(REPOST: Design Products & Applications)
Before they hit the market and became relatively mainstream, many imagined (or at least, hoped) that electric cars would resemble the Light Runner from Tron: Legacy. After all, without the need for an internal combustion engine, an exhaust system and a fuel tank, electric car designers should have the creative freedom to rip up the rule book and create some truly eye-catching vehicles.
But this hasn’t really happened. Park a Renault Zoe next to a Renault Clio, for example, and compare the two. While there are subtle differences and styling cues that suggest the Zoe is electric and the Clio isn’t, the overall body form is strikingly similar. In fact, the Zoe is assembled on the same production line as the Clio and Nissan Micra.
So what’s going on?
One explanation could be economic; the initial cost outlay of using the Clio’s existing platform for the Zoe is far lower than developing a completely new design.
But this absence of a radical departure in the design and styling of electric cars could also be market led, responding to customer expectations and perceptions.

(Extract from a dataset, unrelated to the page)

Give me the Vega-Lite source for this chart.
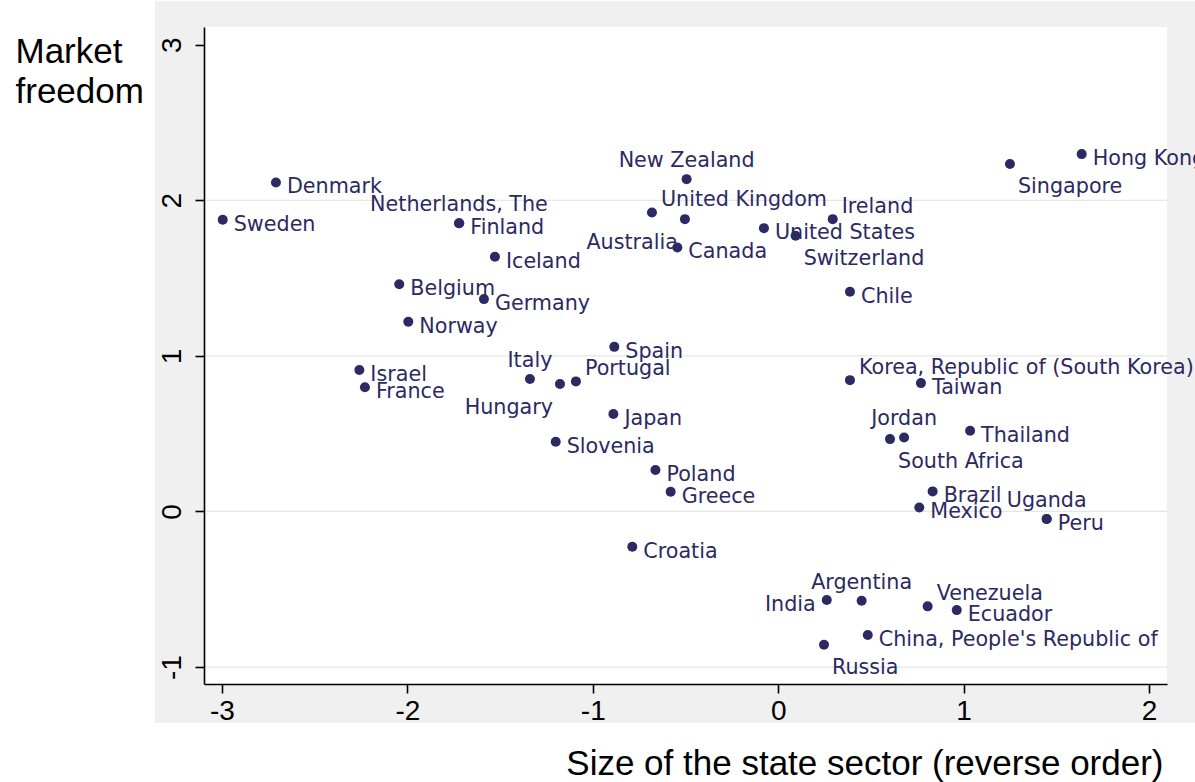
{
  "$schema": "https://vega.github.io/schema/vega-lite/v6.json",
  "width": 963,
  "height": 657,
  "autosize": {"type": "none"},
  "padding": {"left": 204, "top": 27, "right": 28, "bottom": 98},
  "background": "white",
  "config": {
    "view": {"stroke": null},
    "text": {"font": "DejaVu Sans", "fontSize": 20.7, "fill": "#2b2a62"}
  },
  "datasets": {
    "grid": [{"tick": -1}, {"tick": 0}, {"tick": 1}, {"tick": 2}],
    "countries": [
      {"country": "Sweden", "state": -2.996, "market": 1.875},
      {"country": "Denmark", "state": -2.709, "market": 2.115},
      {"country": "Netherlands, The", "state": -1.722, "market": 1.853},
      {"country": "Finland", "state": -1.720, "market": 1.852},
      {"country": "Iceland", "state": -1.528, "market": 1.637},
      {"country": "Belgium", "state": -2.044, "market": 1.461},
      {"country": "Germany", "state": -1.587, "market": 1.365},
      {"country": "Norway", "state": -1.995, "market": 1.219},
      {"country": "Spain", "state": -0.884, "market": 1.058},
      {"country": "Israel", "state": -2.259, "market": 0.909},
      {"country": "France", "state": -2.229, "market": 0.798},
      {"country": "Italy", "state": -1.339, "market": 0.851},
      {"country": "Hungary", "state": -1.177, "market": 0.819},
      {"country": "Portugal", "state": -1.091, "market": 0.836},
      {"country": "Japan", "state": -0.889, "market": 0.626},
      {"country": "Slovenia", "state": -1.200, "market": 0.448},
      {"country": "Poland", "state": -0.662, "market": 0.266},
      {"country": "Greece", "state": -0.580, "market": 0.127},
      {"country": "Croatia", "state": -0.787, "market": -0.227},
      {"country": "New Zealand", "state": -0.494, "market": 2.136},
      {"country": "United Kingdom", "state": -0.681, "market": 1.922},
      {"country": "Australia", "state": -0.503, "market": 1.879},
      {"country": "Canada", "state": -0.544, "market": 1.697},
      {"country": "United States", "state": -0.077, "market": 1.821},
      {"country": "Switzerland", "state": 0.094, "market": 1.772},
      {"country": "Ireland", "state": 0.294, "market": 1.879},
      {"country": "Chile", "state": 0.387, "market": 1.412},
      {"country": "Hong Kong", "state": 1.637, "market": 2.297},
      {"country": "Singapore", "state": 1.250, "market": 2.233},
      {"country": "Korea, Republic of (South Korea)", "state": 0.387, "market": 0.844},
      {"country": "Taiwan", "state": 0.770, "market": 0.825},
      {"country": "Jordan", "state": 0.679, "market": 0.476},
      {"country": "South Africa", "state": 0.603, "market": 0.465},
      {"country": "Thailand", "state": 1.035, "market": 0.519},
      {"country": "Brazil", "state": 0.833, "market": 0.129},
      {"country": "Mexico", "state": 0.761, "market": 0.026},
      {"country": "Uganda", "state": 1.448, "market": -0.048},
      {"country": "Peru", "state": 1.448, "market": -0.049},
      {"country": "Argentina", "state": 0.450, "market": -0.574},
      {"country": "India", "state": 0.262, "market": -0.569},
      {"country": "Venezuela", "state": 0.806, "market": -0.610},
      {"country": "Ecuador", "state": 0.963, "market": -0.634},
      {"country": "China, People's Republic of", "state": 0.483, "market": -0.794},
      {"country": "Russia", "state": 0.247, "market": -0.857}
    ]
  },
  "data": {"name": "countries"},
  "layer": [
    {
      "mark": {"type": "rect", "fill": "#f0f0f0", "clip": false},
      "encoding": {
        "x": {"datum": -3.361, "type": "quantitative"},
        "x2": {"datum": 2.3},
        "y": {"datum": 3.28, "type": "quantitative"},
        "y2": {"datum": -1.36}
      }
    },
    {
      "mark": {"type": "rect", "fill": "white", "clip": false},
      "encoding": {
        "x": {"datum": -3.097, "type": "quantitative"},
        "x2": {"datum": 2.097},
        "y": {"datum": 3.114, "type": "quantitative"},
        "y2": {"datum": -1.109}
      }
    },
    {
      "data": {"name": "grid"},
      "mark": {"type": "rule", "color": "#e6e6e6", "strokeWidth": 1.3},
      "encoding": {"y": {"field": "tick", "type": "quantitative"}}
    },
    {
      "mark": {"type": "point", "shape": "circle", "filled": true, "size": 100, "color": "#2b2a62", "opacity": 1},
      "encoding": {
        "x": {
          "field": "state", "type": "quantitative",
          "scale": {"domain": [-3.097, 2.097], "nice": false, "zero": false},
          "axis": {
            "values": [-3, -2, -1, 0, 1, 2],
            "labelExpr": "'' + datum.value",
            "grid": false,
            "zindex": 1,
            "domainColor": "#000000", "domainWidth": 1.6,
            "tickColor": "#000000", "tickWidth": 1.6, "tickSize": 9,
            "labelFont": "Liberation Sans", "labelFontSize": 28, "labelColor": "#000000",
            "labelPadding": 4, "labelFlush": false,
            "title": "Size of the state sector (reverse order)",
            "titleFont": "Liberation Sans", "titleFontSize": 35, "titleFontWeight": "normal", "titleColor": "#000000",
            "titleAlign": "right", "titleBaseline": "alphabetic", "titleX": 959, "titleY": 90
          }
        },
        "y": {
          "field": "market", "type": "quantitative",
          "scale": {"domain": [-1.109, 3.114], "nice": false, "zero": false},
          "axis": {
            "values": [-1, 0, 1, 2, 3],
            "labelExpr": "'' + datum.value",
            "grid": false,
            "zindex": 1,
            "domainColor": "#000000", "domainWidth": 1.6,
            "tickColor": "#000000", "tickWidth": 1.6, "tickSize": 9,
            "labelFont": "Liberation Sans", "labelFontSize": 28, "labelColor": "#000000",
            "labelAngle": -90, "labelAlign": "center", "labelBaseline": "alphabetic",
            "labelPadding": 15, "labelFlush": false,
            "title": ["Market", "freedom"],
            "titleFont": "Liberation Sans", "titleFontSize": 35, "titleFontWeight": "normal", "titleColor": "#000000",
            "titleAngle": 0, "titleAlign": "left", "titleBaseline": "alphabetic",
            "titleX": -189, "titleY": 35, "titleLineHeight": 40
          }
        }
      }
    },
    {
      "transform": [{"filter": {"not": {"field": "country", "oneOf": ["Netherlands, The", "Italy", "New Zealand", "Jordan", "Uganda", "Argentina", "United Kingdom", "Portugal", "Ireland", "Korea, Republic of (South Korea)", "Venezuela", "Switzerland", "Singapore", "South Africa", "Russia", "Hungary", "Australia", "India"]}}}],
      "mark": {"type": "text", "align": "left", "baseline": "middle", "dx": 11, "dy": 5, "clip": false},
      "encoding": {"x": {"field": "state", "type": "quantitative"}, "y": {"field": "market", "type": "quantitative"}, "text": {"field": "country"}}
    },
    {
      "transform": [{"filter": {"field": "country", "oneOf": ["Netherlands, The", "Italy", "New Zealand", "Jordan", "Uganda", "Argentina"]}}],
      "mark": {"type": "text", "align": "center", "baseline": "middle", "dx": 0, "dy": -18, "clip": false},
      "encoding": {"x": {"field": "state", "type": "quantitative"}, "y": {"field": "market", "type": "quantitative"}, "text": {"field": "country"}}
    },
    {
      "transform": [{"filter": {"field": "country", "oneOf": ["United Kingdom", "Portugal", "Ireland", "Korea, Republic of (South Korea)", "Venezuela"]}}],
      "mark": {"type": "text", "align": "left", "baseline": "middle", "dx": 9, "dy": -12, "clip": false},
      "encoding": {"x": {"field": "state", "type": "quantitative"}, "y": {"field": "market", "type": "quantitative"}, "text": {"field": "country"}}
    },
    {
      "transform": [{"filter": {"field": "country", "oneOf": ["Switzerland", "Singapore", "South Africa", "Russia"]}}],
      "mark": {"type": "text", "align": "left", "baseline": "middle", "dx": 8, "dy": 23, "clip": false},
      "encoding": {"x": {"field": "state", "type": "quantitative"}, "y": {"field": "market", "type": "quantitative"}, "text": {"field": "country"}}
    },
    {
      "transform": [{"filter": {"field": "country", "oneOf": ["Hungary", "Australia"]}}],
      "mark": {"type": "text", "align": "right", "baseline": "middle", "dx": -7, "dy": 24, "clip": false},
      "encoding": {"x": {"field": "state", "type": "quantitative"}, "y": {"field": "market", "type": "quantitative"}, "text": {"field": "country"}}
    },
    {
      "transform": [{"filter": {"field": "country", "oneOf": ["India"]}}],
      "mark": {"type": "text", "align": "right", "baseline": "middle", "dx": -11, "dy": 5, "clip": false},
      "encoding": {"x": {"field": "state", "type": "quantitative"}, "y": {"field": "market", "type": "quantitative"}, "text": {"field": "country"}}
    }
  ]
}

A new car is a significant investment and so consumers are typically conservative when choosing one. Manufacturers typically invest billions of pounds developing new models and they want to be sure that they will sell.
But there are also technical reasons for the lack of divergence between petrol and electric vehicles. Automotive companies have spent decades perfecting the existing form of the car, so that models are optimally aerodynamic, ergonomic and safe. To depart too radically from tried and tested designs would be a major commitment with expensive consequences in some or all of these areas.